BH: Honestly, some of the most conservative people I know love songs with such messages of equality, universal acceptance and love. I think that there's a degree to which music can create a space and speak to people's souls in a deeper way than even they wanna recognize on the surface. The idea that nowadays the folks who come to our show are from all across the spectrum of who represents America means so much to me. It's what I've always dreamed of for this band.


You've always identified as a southern band. How have you leaned into that since you moved into a country lane?
IH
: My favorite writing is southern literature. ... I love Pat Conroy, Reynolds Price, Toni Morrison, James Agee. Actually, right before we started the band, I was working as an assistant to the southern author Reynolds Price. He co-wrote some of James Taylor's songs. I always thought that one of James Taylor's great strengths as a songwriter was his southern imagery. ... I have always aspired to have it be a part of our songwriting, going back to our very first album and going back to the very first song on that album.

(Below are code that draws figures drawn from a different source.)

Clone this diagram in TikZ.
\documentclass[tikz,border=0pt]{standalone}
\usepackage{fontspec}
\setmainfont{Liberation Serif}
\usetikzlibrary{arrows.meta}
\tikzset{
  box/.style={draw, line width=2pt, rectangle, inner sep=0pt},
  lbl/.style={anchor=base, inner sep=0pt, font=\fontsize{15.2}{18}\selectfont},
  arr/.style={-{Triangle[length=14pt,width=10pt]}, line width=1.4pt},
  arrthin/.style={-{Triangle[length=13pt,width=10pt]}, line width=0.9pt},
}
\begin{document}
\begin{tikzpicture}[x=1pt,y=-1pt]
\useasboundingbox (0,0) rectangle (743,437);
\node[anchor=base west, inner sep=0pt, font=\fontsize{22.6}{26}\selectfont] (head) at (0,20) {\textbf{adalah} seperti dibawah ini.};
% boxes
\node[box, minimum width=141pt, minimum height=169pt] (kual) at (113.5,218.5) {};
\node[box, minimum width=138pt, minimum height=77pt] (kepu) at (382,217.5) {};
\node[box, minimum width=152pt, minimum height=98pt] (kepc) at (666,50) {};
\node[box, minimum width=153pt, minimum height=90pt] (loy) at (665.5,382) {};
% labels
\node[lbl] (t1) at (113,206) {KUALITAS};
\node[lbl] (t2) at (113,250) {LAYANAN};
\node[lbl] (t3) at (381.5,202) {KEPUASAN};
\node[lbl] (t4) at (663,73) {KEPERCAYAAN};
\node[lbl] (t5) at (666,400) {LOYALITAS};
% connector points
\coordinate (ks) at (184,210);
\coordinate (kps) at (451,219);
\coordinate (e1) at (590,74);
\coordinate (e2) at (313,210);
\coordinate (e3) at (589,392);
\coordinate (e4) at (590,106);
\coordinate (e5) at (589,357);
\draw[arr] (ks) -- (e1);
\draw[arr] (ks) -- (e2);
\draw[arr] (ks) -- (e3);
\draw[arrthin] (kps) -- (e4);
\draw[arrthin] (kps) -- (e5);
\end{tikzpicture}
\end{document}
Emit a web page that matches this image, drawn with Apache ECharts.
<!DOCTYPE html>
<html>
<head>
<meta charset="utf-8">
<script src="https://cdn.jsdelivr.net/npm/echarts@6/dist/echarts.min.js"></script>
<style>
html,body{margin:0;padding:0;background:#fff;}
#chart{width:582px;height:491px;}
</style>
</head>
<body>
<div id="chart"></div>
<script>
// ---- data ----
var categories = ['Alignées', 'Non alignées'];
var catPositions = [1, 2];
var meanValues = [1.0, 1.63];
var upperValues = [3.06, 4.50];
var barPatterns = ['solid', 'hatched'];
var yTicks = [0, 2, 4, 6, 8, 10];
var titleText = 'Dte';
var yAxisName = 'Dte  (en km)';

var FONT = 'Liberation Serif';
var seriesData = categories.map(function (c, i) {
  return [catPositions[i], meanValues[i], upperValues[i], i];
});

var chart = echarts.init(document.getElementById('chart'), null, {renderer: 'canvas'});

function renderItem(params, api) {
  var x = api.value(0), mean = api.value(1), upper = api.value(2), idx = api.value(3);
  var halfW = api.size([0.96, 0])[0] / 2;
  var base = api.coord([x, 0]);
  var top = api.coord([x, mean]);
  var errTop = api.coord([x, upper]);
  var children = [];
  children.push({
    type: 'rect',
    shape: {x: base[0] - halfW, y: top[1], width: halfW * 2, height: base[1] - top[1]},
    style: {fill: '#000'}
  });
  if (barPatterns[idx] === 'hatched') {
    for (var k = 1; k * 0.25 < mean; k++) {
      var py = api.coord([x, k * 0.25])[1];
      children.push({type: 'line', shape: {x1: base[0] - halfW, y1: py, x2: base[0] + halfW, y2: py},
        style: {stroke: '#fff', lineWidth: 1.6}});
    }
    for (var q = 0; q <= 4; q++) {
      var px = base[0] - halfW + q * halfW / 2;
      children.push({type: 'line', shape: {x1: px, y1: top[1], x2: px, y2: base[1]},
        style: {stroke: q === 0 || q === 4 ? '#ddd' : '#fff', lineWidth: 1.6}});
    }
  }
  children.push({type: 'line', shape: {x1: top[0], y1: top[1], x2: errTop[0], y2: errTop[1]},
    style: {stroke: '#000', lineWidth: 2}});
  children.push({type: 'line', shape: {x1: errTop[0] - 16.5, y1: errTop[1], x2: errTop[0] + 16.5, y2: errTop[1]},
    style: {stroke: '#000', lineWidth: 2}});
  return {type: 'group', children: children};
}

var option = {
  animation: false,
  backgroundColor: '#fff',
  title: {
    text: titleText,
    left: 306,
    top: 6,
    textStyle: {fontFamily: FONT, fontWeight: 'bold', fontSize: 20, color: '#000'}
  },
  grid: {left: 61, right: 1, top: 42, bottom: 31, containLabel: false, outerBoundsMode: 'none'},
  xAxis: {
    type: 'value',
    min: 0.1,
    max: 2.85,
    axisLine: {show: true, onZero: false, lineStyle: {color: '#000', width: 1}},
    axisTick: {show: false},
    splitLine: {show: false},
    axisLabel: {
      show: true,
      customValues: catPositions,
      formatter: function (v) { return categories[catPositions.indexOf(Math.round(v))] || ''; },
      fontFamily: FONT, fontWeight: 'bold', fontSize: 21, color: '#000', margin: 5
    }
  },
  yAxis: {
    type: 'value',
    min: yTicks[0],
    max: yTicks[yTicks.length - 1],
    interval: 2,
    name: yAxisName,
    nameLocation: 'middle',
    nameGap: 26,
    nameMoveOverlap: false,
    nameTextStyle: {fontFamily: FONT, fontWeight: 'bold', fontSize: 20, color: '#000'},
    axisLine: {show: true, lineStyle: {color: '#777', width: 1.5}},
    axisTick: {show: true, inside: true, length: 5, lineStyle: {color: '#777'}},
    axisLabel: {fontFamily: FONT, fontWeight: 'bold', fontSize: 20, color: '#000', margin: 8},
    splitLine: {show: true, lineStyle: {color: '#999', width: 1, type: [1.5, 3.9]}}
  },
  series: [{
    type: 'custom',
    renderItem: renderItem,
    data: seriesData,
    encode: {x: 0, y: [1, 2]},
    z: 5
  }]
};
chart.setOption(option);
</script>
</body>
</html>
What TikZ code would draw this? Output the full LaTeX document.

E Hölljes: But the imagery got a little sharper on this most recent EP we released last year. We wrote 70 songs for that record, but the ones that really stood out for us as the statement that we wanted to make focused on exactly what you're describing.

Wood shedding like that is a new process for you. What difference do you feel it's made?
IH
: I think you can hear it in this interview; we're a six-headed monster as a band. So when you have this combination of voices and feelings and influences, it takes a while to find your voice. ... You not only have to find your voice as a writer, in terms of writing things that are true and honest. You also have to find the voice that cuts through to the audience. I think that's what the wood shedding is doing for us.
BH: We started making music that we loved, and we thought that that was all we had to do: you just form a band and start making music that you love. And on some level that's true, but unless you want other people to define you, you have to define yourself.